Van Gaal’s career has been defined by his rivalry with fellow Dutch ideologist Johan Cruyff. Their paths first crossed as Ajax youth in the 70s, and spanned countries and decades. The feud culminated in 2011 when Cruyff successfully sued van Gaal out of the Ajax director position. What was the cause of the rivalry? Was it two visionaries disputing a fundamental soccer truth? It had to be over the future of the Dutch national team, right? No, the differences began over van Gaal not thanking Cruyff for hosting a dinner in 1989. Van Gaal said his sister died so he had to leave in haste; Cruyff responded that van Gaal has Alzheimer’s. Tact and politeness transcends tactics, after all. 

Free of Barcelona and Ajax ties, van Gaal should have space from Cruyff in England. Not that Premier League managers lack personality. Of course, Jose Mourinho started jabbing in regards to United’s summer transfers. Mourinho is a master of mental Jenga, turning small cracks into unstable foundations. Van Gaal parried, for now. 

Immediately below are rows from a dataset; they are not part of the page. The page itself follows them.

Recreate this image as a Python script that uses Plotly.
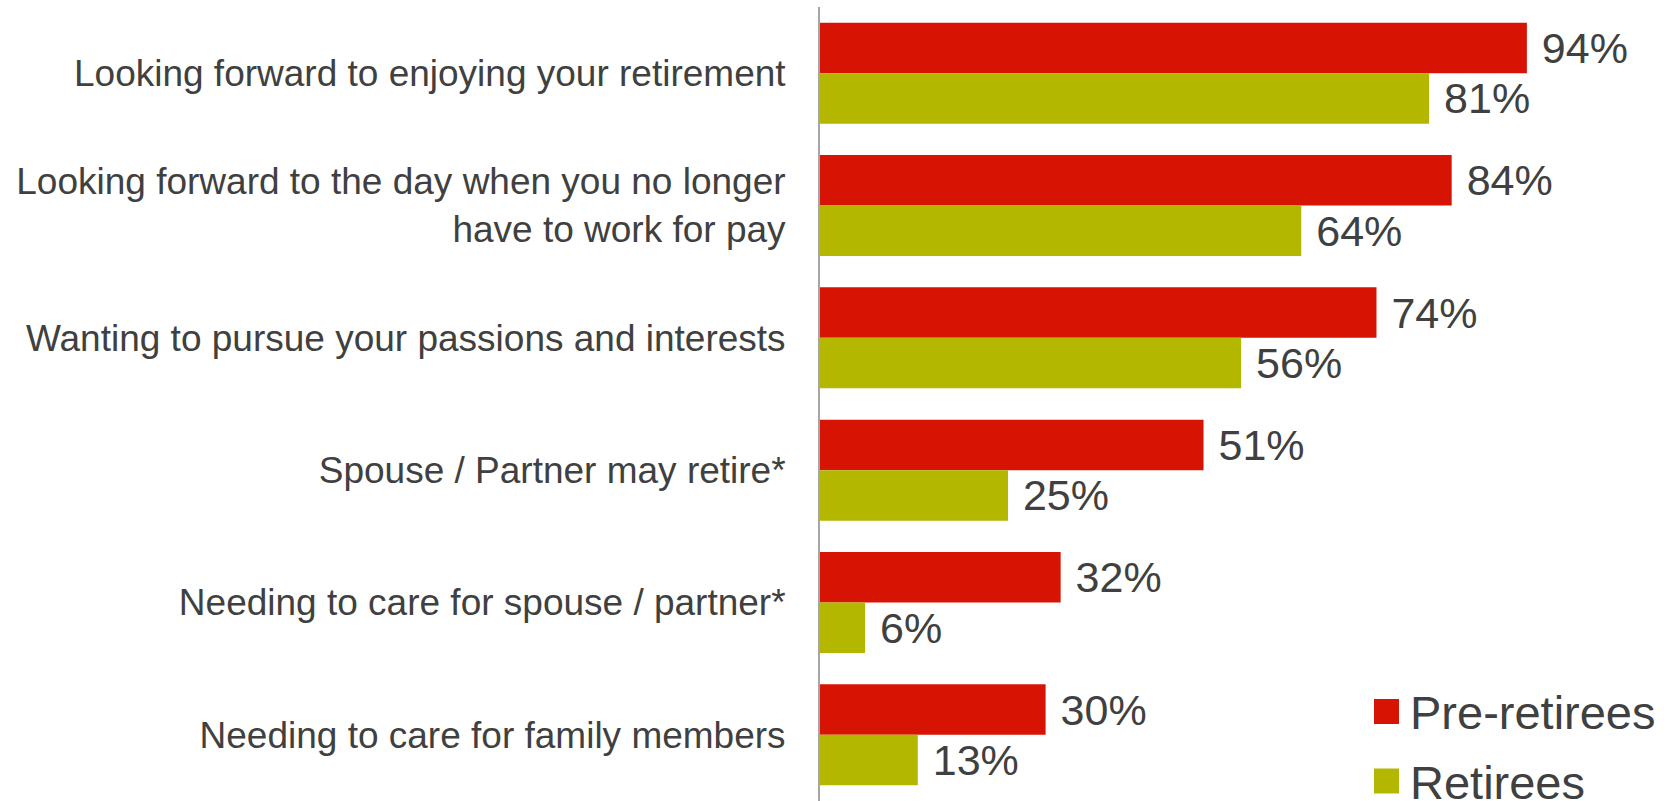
import plotly.graph_objects as go

categories = [
    "Looking forward to enjoying your retirement",
    "Looking forward to the day when you no longer<br>have to work for pay",
    "Wanting to pursue your passions and interests",
    "Spouse / Partner may retire*",
    "Needing to care for spouse / partner*",
    "Needing to care for family members",
]
pre_retirees = [94, 84, 74, 51, 32, 30]
retirees = [81, 64, 56, 25, 6, 13]
series_names = ["Pre-retirees", "Retirees"]
colors = ["#D71403", "#B3B700"]

W, H = 1677, 801
ML, MR, MT, MB = 820, 105, 7, 0
FONT = "Liberation Sans, Arial, sans-serif"
TXT = "#404040"

fig = go.Figure()
for name, vals, col in zip(series_names, [pre_retirees, retirees], colors):
    fig.add_trace(go.Bar(
        y=categories, x=vals, orientation="h", name=name,
        marker=dict(color=col, line=dict(width=0)),
        text=[f"\u00a0{v}%" for v in vals],
        textposition="outside", constraintext="none", cliponaxis=False,
        textfont=dict(family=FONT, size=43, color=TXT),
        showlegend=False, hoverinfo="skip",
    ))

pw = W - ML - MR
ph = H - MT - MB
def px(x):
    return (x - ML) / pw
def py(y):
    return (H - MB - y) / ph

# manual legend (large swatches as in the reference)
legend_rows = [(711.5, series_names[0], colors[0]), (781.0, series_names[1], colors[1])]
for yc, name, col in legend_rows:
    fig.add_shape(type="rect", xref="paper", yref="paper",
                  x0=px(1374), x1=px(1399), y0=py(yc + 12.5), y1=py(yc - 12.5),
                  fillcolor=col, line=dict(width=0), layer="above")
    fig.add_annotation(xref="paper", yref="paper", x=px(1408), y=py(yc + 1),
                       text=name, showarrow=False, xanchor="left", yanchor="middle",
                       font=dict(family=FONT, size=47, color=TXT))

fig.update_layout(
    width=W, height=H,
    margin=dict(l=ML, r=MR, t=MT, b=MB, pad=0),
    paper_bgcolor="white", plot_bgcolor="white",
    barmode="group", bargap=0.237, bargroupgap=0,
    font=dict(family=FONT, color=TXT),
    showlegend=False,
)
fig.update_xaxes(range=[0, 100], visible=False, showgrid=False, zeroline=False)
fig.update_yaxes(autorange="reversed", showgrid=False, zeroline=False,
                 showline=True, linecolor="#A6A6A6", linewidth=2,
                 ticks="", ticklabelstandoff=25,
                 tickfont=dict(family=FONT, size=37, color=TXT))

fig.write_html(
    "out.html",
    config={"displayModeBar": False},
    post_script="document.body.style.margin='0';document.body.style.overflow='hidden';",
)
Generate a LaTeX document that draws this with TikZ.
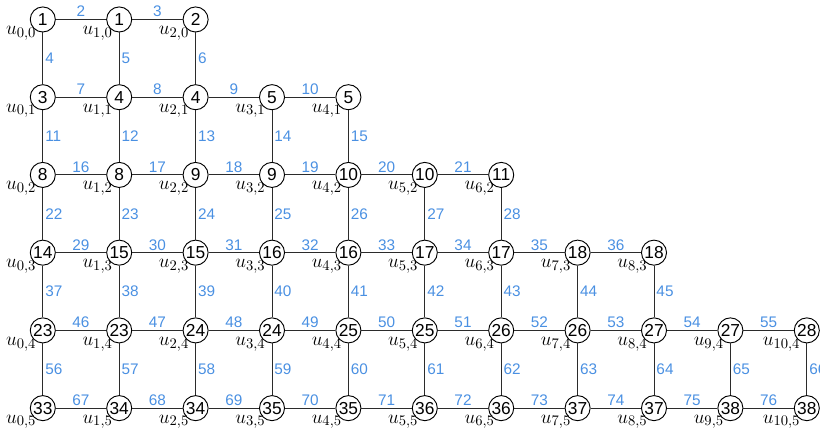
\documentclass[tikz,border=0pt]{standalone}
\usepackage{fontspec}
\setsansfont{Liberation Sans}
\usepackage{tikz}
\usetikzlibrary{positioning}
\definecolor{edgeblue}{HTML}{4A90E2}
\definecolor{gridgray}{HTML}{2B2B2B}

\begin{document}
\begin{tikzpicture}[x=57.3pt, y=-58.3pt,
    cell/.style={circle, draw=black, line width=0.7pt, fill=white,
      minimum size=18.8pt, inner sep=0pt, font=\sffamily\fontsize{13}{15}\selectfont},
    ulab/.style={inner sep=0pt, label distance=-3pt, font=\fontsize{15}{17}\selectfont},
    elab/.style={text=edgeblue, inner sep=1.5pt, font=\sffamily\fontsize{11.5}{13}\selectfont},
    link/.style={draw=gridgray, line width=0.7pt}]
  \useasboundingbox (-32.1pt,14.6pt) rectangle (582.9pt,-309.4pt);

  % grid points, one list per row
  \foreach \vals [count=\row from 0] in {{1,1,2},{3,4,4,5,5},{8,8,9,9,10,10,11},
      {14,15,15,16,16,17,17,18,18},{23,23,24,24,25,25,26,26,27,27,28},
      {33,34,34,35,35,36,36,37,37,38,38}}
    \foreach \v [count=\col from 0] in \vals
      \node[cell, label={[ulab]below left:$u_{\col,\row}$}] (n-\col-\row) at (\col,\row) {\v};

  % horizontal links, first/last label of each row
  \foreach \first/\last [count=\row from 0] in {2/3,7/10,16/21,29/36,46/55,67/76}
    \foreach \lab [count=\col from 1] in {\first,...,\last} {
      \pgfmathtruncatemacro\prv{\col-1}
      \draw[link] (n-\prv-\row) -- node[elab, above] {\lab} (n-\col-\row);
    }

  % vertical links
  \foreach \first/\last [count=\row from 0] in {4/6,11/15,22/28,37/45,56/66}
    \foreach \lab [count=\col from 0] in {\first,...,\last} {
      \pgfmathtruncatemacro\nxt{\row+1}
      \draw[link] (n-\col-\row) -- node[elab, right] {\lab} (n-\col-\nxt);
    }
\end{tikzpicture}
\end{document}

That’s where the debate looks to stay, at least until United and Chelsea are neck and neck in a title race. Van Gaal’s personality seems to be a magnet for this conflict. He and Mourinho are fueled by paranoia; if Mourinho is the “special one”, then van Gaal is “not the dumb one.” And between Arsene Wenger, Brendan Rodgers, Manuel Pellegrini, Mauricio Pocchettino and Roberto Martinez, there’s enough brains, paradoxical quotes, and philosophies in England this season to power the next decade of the league.  

Mourinho returned to Chelsea (or was it the other way around?) last season to recreate past glory. The sequel started slowly, with Mourinho downplaying title expectations for his “little horse”. Mourinho added Atlético Madrid’s spine of Diego Costa, Thibaut Courtois and Filipe Luis this summer. The club also welcomed fish out of La Liga water Cesc Fabregas. And as an exclamation point, Mourinho went back to the gloried past, adding Didier Drogba. Buying world class talent is the fastest way to go from pony to thoroughbred. The greatest trick Mourinho ever pulled was convincing the world that a side with an unlimited transfer budget is somehow an underdog. 

There’ll be no excuses this season for Chelsea. So how does Mourinho live up to impossible expectations? Perhaps by testing the extreme of his transitional play. The key will be Costa, who, according to Mourinho, can “make a movement” and get an “easy goal”. That will be Chelsea this season – press, never give in, and wait for Costa. It worked wonders for Atlético. But here’s the updated $64,000 question: would Mourinho replace his keeper in the 120th minute of a Champions League?

While United spent money this summer, their biggest improvements will come internally. Fixing a “broken” squad is a start. Then moving underachieving players to different roles, starting with Ashley Young and Antonio Valencia to wingback, and finding roles for Darren Fletcher, Shinji Kagawa, Tom Cleverly, and even Wayne Rooney, is the equivalent of signing new players. Shifting the pieces to maximum effect, thereby finding gems, is van Gaal’s true specialty.

It feels strange to say that Manchester United, the most valuable club in soccer, are dark horses to win the league. But this is no ordinary Premier League season. Last year’s title race came down to the final week. The quality of teams this season promises that winning will come down to the slightest details, where both Chelsea and United managers thrive. Van Gaal’s penchant for gaining the slightest advantage, even down to the 120th minute, won his side a quarterfinals match in the World Cup. This time around, it may win him the league.